Naquele mesmo 2017, o Diário do Nordeste bem que tentou mudar — mas errou a mão. Reduziu o formato, de standard a tabloide, lançou um novo (e muito bem elaborado) projeto gráfico, mas esqueceu-se de mexer no mais importante: o modelo editorial. Houve um erro de avaliação, que agora paga seu preço. Era preciso reavaliar o papel do impresso na cesta de produtos do Grupo. Quando o digital assume funções que, historicamente, pertencem ao impresso, o posicionamento de um jornal de papel deve necessariamente ser outro.

O ano de 2021 recém começou. Quando se descobre que nenhum jornal brasileiro tem hoje mais de 100 mil exemplares por dia de circulação, é de se preocupar. Os três jornalões, por exemplo, apresentam circulações tímidas no impresso: Estadão, 80 mil, O Globo, 78 mil, e Folha SP, 65 mil, segundo o IVC de dezembro/2020. Ou seja, é mais do que necessário entender com urgência a nova função dos impressos – antes que morram por falta de leitores.
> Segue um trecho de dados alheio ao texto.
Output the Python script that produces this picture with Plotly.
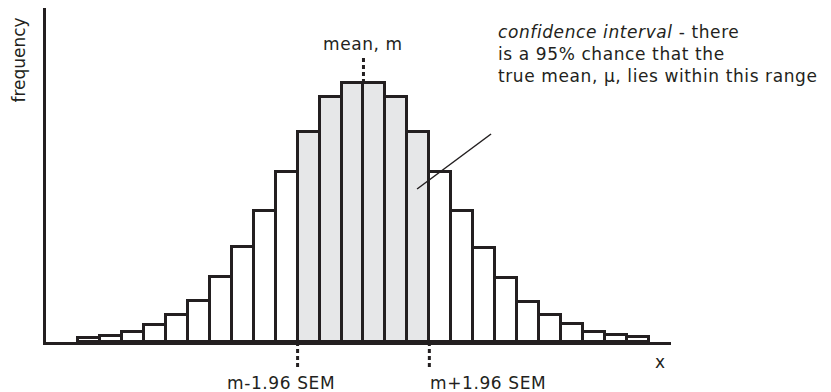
import plotly.graph_objects as go

# bar heights (arbitrary frequency units) for 26 class intervals
bins = list(range(26))
freq = [4, 6, 10, 17, 27, 41, 65, 95, 131, 170, 210, 245, 259,
        259, 245, 210, 170, 131, 94, 64, 40, 27, 18, 10, 7, 5]
# bins lying inside the 95% confidence interval
ci_bins = [10, 11, 12, 13, 14, 15]

mean_pos = 12.5
ci_low = 9.5
ci_high = 15.5

INK = "#231f20"
SHADE = "#e6e7e8"
FONT = "DejaVu Sans"
LS = "letter-spacing:0.6px"


def sp(t, ls=LS):
    return '<span style="%s">%s</span>' % (ls, t)


colors = [SHADE if b in ci_bins else "white" for b in bins]

fig = go.Figure()
fig.add_trace(go.Bar(
    x=bins, y=freq, width=1,
    marker=dict(color=colors, line=dict(color=INK, width=3)),
    hoverinfo="skip", showlegend=False,
))

dash = "4px,3px"
# mean dashed line above the bars
fig.add_shape(type="line", xref="x", yref="y", x0=mean_pos, x1=mean_pos,
              y0=284, y1=freq[12], line=dict(color=INK, width=3, dash=dash))
# CI limits dashed below axis
for xv in (ci_low, ci_high):
    fig.add_shape(type="line", xref="x", yref="paper", x0=xv, x1=xv,
                  y0=0, y1=-0.078, line=dict(color=INK, width=3, dash=dash))
# pointer line
fig.add_shape(type="line", xref="x", yref="y", x0=14.94, y0=153, x1=18.31, y1=208,
              line=dict(color=INK, width=1.5))

ann_font = dict(family=FONT, size=17, color=INK)
fig.add_annotation(x=mean_pos, y=298, xref="x", yref="y", text=sp("mean, m"),
                   showarrow=False, font=ann_font, xanchor="center", yanchor="middle")
fig.add_annotation(x=18.54, y=288, xref="x", yref="y",
                   text=sp("<i>confidence interval</i> - there") + "<br>"
                   + sp("is a 95% chance that the") + "<br>"
                   + sp("true mean, \u03bc, lies within this range"),
                   showarrow=False, font=ann_font, xanchor="left", yanchor="middle", align="left")
fig.add_annotation(x=-0.0435, y=0.845, xref="paper", yref="paper",
                   text=sp("frequency", "letter-spacing:0px"),
                   textangle=-90, showarrow=False, font=ann_font, borderpad=0,
                   xanchor="center", yanchor="middle")
fig.add_annotation(x=0.9824, y=-0.0599, xref="paper", yref="paper", text=sp("x"),
                   showarrow=False, font=ann_font, xanchor="center", yanchor="middle")
fig.add_annotation(x=0.376, y=-0.1228, xref="paper", yref="paper", text=sp("m-1.96 SEM"),
                   showarrow=False, font=ann_font, xanchor="center", yanchor="middle")
fig.add_annotation(x=0.7064, y=-0.1228, xref="paper", yref="paper", text=sp("m+1.96 SEM"),
                   showarrow=False, font=ann_font, xanchor="center", yanchor="middle")

# the page body has an 8px margin, so the figure is 8px smaller on each axis
fig.update_layout(
    width=823, height=384,
    margin=dict(l=38, r=160, t=0, b=50),
    plot_bgcolor="white", paper_bgcolor="white",
    bargap=0,
    font=dict(family=FONT, color=INK),
    xaxis=dict(range=[-1.957, 26.504], showgrid=False, zeroline=False,
               showticklabels=False, ticks="", showline=True, linewidth=3, linecolor=INK),
    yaxis=dict(range=[0, 334], showgrid=False, zeroline=False,
               showticklabels=False, ticks="", showline=True, linewidth=3, linecolor=INK),
)

fig.write_html("out.html")
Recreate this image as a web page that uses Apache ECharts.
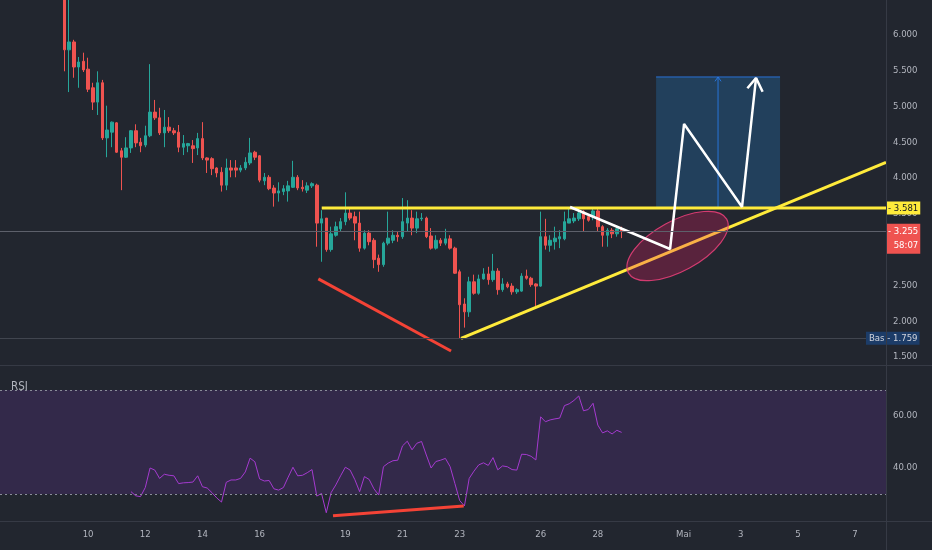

Quem insistir com a fórmula surrada de “publicar notícias” estará correndo em direção ao clube dos sem papel.

O papel tem sentido, desde que se entenda o porquê de sua existência. A leitura relaxada e cômoda de uma publicação impressa exige conteúdos que transmitam essa sensação de prazer, e não tantas notícias inconvenientes. Isso já está nos meios digitais.

É preciso repensar a fórmula do jornal de papel. Ou assistir a agonia.